To get in on 401K investment opportunities, your employer must offer the plan to you. You cannot set these up on your own, but many companies will offer to match part or all of your contributions, so you could get ahead for free if one is offered through your job. This is free money that adds to your running principal and gives you more money when you retire. You can put all of your money into this account, or combine it with an IRA for maximum profit in the future.
A 401K allows you to decide what percentage of your income you want to go directly into the fund, and since you do not pay taxes on your contributions until you take them out at retirement, the more you contribute, the less taxable income you will have right now.
Whether this is a good deal for you in the long run depends on where you see your income falling when you retire and receive disbursements from the account. If you think you will be in the same income bracket or a lower one, you could benefit from these accounts. If your wages will increase considerably in the years ahead, then you could come out even more ahead by going with a Roth IRA.

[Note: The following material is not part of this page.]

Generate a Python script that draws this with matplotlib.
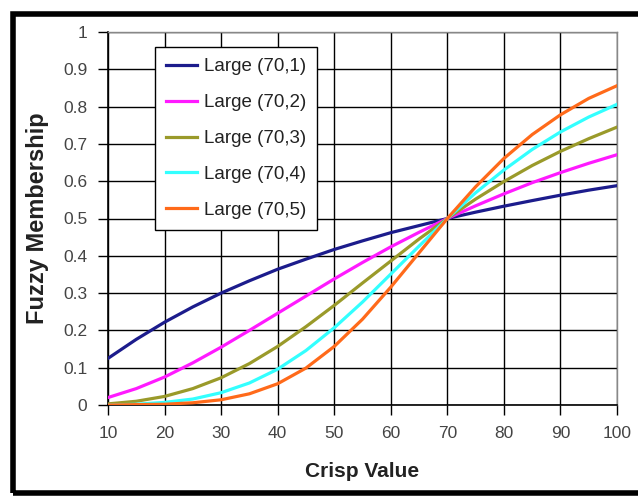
import matplotlib
matplotlib.use("Agg")
import matplotlib.pyplot as plt
from matplotlib.patches import Rectangle

plt.rcParams['font.family'] = ['Liberation Sans', 'DejaVu Sans']

x = [10, 15, 20, 25, 30, 35, 40, 45, 50, 55, 60, 65, 70, 75, 80, 85, 90, 95, 100]
large_1 = [0.125, 0.176, 0.222, 0.263, 0.300, 0.333, 0.364, 0.391, 0.417, 0.440,
           0.462, 0.481, 0.500, 0.517, 0.533, 0.548, 0.5625, 0.576, 0.588]
large_2 = [0.020, 0.044, 0.075, 0.113, 0.155, 0.200, 0.246, 0.292, 0.338, 0.382,
           0.424, 0.463, 0.500, 0.534, 0.566, 0.596, 0.623, 0.648, 0.671]
large_3 = [0.003, 0.010, 0.023, 0.044, 0.073, 0.111, 0.157, 0.210, 0.267, 0.327,
           0.386, 0.445, 0.500, 0.552, 0.599, 0.642, 0.680, 0.714, 0.745]
large_4 = [0.000, 0.002, 0.007, 0.016, 0.033, 0.059, 0.096, 0.146, 0.207, 0.276,
           0.351, 0.426, 0.500, 0.569, 0.630, 0.685, 0.732, 0.772, 0.806]
large_5 = [0.000, 0.001, 0.002, 0.006, 0.014, 0.030, 0.057, 0.099, 0.157, 0.230,
           0.316, 0.408, 0.500, 0.585, 0.661, 0.725, 0.778, 0.822, 0.856]

series = [large_1, large_2, large_3, large_4, large_5]
labels = ['Large (70,1)', 'Large (70,2)', 'Large (70,3)', 'Large (70,4)', 'Large (70,5)']
colors = ['#1c1c8c', '#ff1aff', '#9a9a2a', '#33ffff', '#ff6a1a']

x_ticks = [10, 20, 30, 40, 50, 60, 70, 80, 90, 100]
y_ticks = [0, 0.1, 0.2, 0.3, 0.4, 0.5, 0.6, 0.7, 0.8, 0.9, 1]
y_tick_labels = ['0', '0.1', '0.2', '0.3', '0.4', '0.5', '0.6', '0.7', '0.8', '0.9', '1']

fig = plt.figure(figsize=(6.38, 4.97), dpi=100)
ax = fig.add_axes([108/638, (497-405)/497, (617-108)/638, (405-32)/497])

for ys, lab, c in zip(series, labels, colors):
    ax.plot(x, ys, color=c, lw=2.3, label=lab, zorder=3)

ax.set_xlim(10, 100)
ax.set_ylim(0, 1)
ax.set_xticks(x_ticks)
ax.set_xticklabels([str(t) for t in x_ticks])
ax.set_yticks(y_ticks)
ax.set_yticklabels(y_tick_labels)
ax.grid(True, color='black', lw=1.0, zorder=1)
ax.tick_params(direction='out', length=7, width=1, colors='black', labelsize=12.5,
               labelcolor='#444444', pad=8)
for s in ['left', 'bottom']:
    ax.spines[s].set_color('black')
    ax.spines[s].set_linewidth(1.2)
for s in ['top', 'right']:
    ax.spines[s].set_color('#888888')
    ax.spines[s].set_linewidth(1.0)

ax.set_xlabel('Crisp Value', fontsize=15, fontweight='bold', labelpad=15, color='#222222')
ax.set_ylabel('Fuzzy Membership', fontsize=17, fontweight='bold', labelpad=10, color='#222222')

leg = ax.legend(loc='upper left', bbox_to_anchor=((155-108)/509, (405-47)/373),
                fontsize=13.5, frameon=True, fancybox=False, edgecolor='black',
                framealpha=1, handlelength=1.65, handletextpad=0.35, borderpad=0.6,
                labelspacing=1.0, borderaxespad=0)
leg.get_frame().set_linewidth(1.0)
for t in leg.get_texts():
    t.set_color('#222222')

fig.patches.append(Rectangle((13/638, 4/497), 1.0, (493-14)/497,
                             transform=fig.transFigure, fill=False,
                             edgecolor='black', lw=4, clip_on=False))

fig.savefig('out.png', dpi=100)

A traditional IRA is very similar to a 401K, but it is not offered through your employer. This option is especially useful if you work for yourself because you get the benefits of a 401K but set the account up on your own.
You pay taxes each year on your IRA contributions, but you also receive a tax deductible in the exact amount, so in the end it is the same as a 401K. You will have to pay taxes on the money when you start taking withdrawals, so the same considerations that apply to a 401k apply to a traditional IRA.
A Roth IRA is also opened by you and is not open to employer-contribution matching. The difference here is that you pay taxes at the time of contribution, going on your current tax bracket and rate.
With a Roth IRA, you have more access to your money if you want to take it out before you retire, and since you take the money out tax free it can be good for people who will be in a higher tax bracket in the future.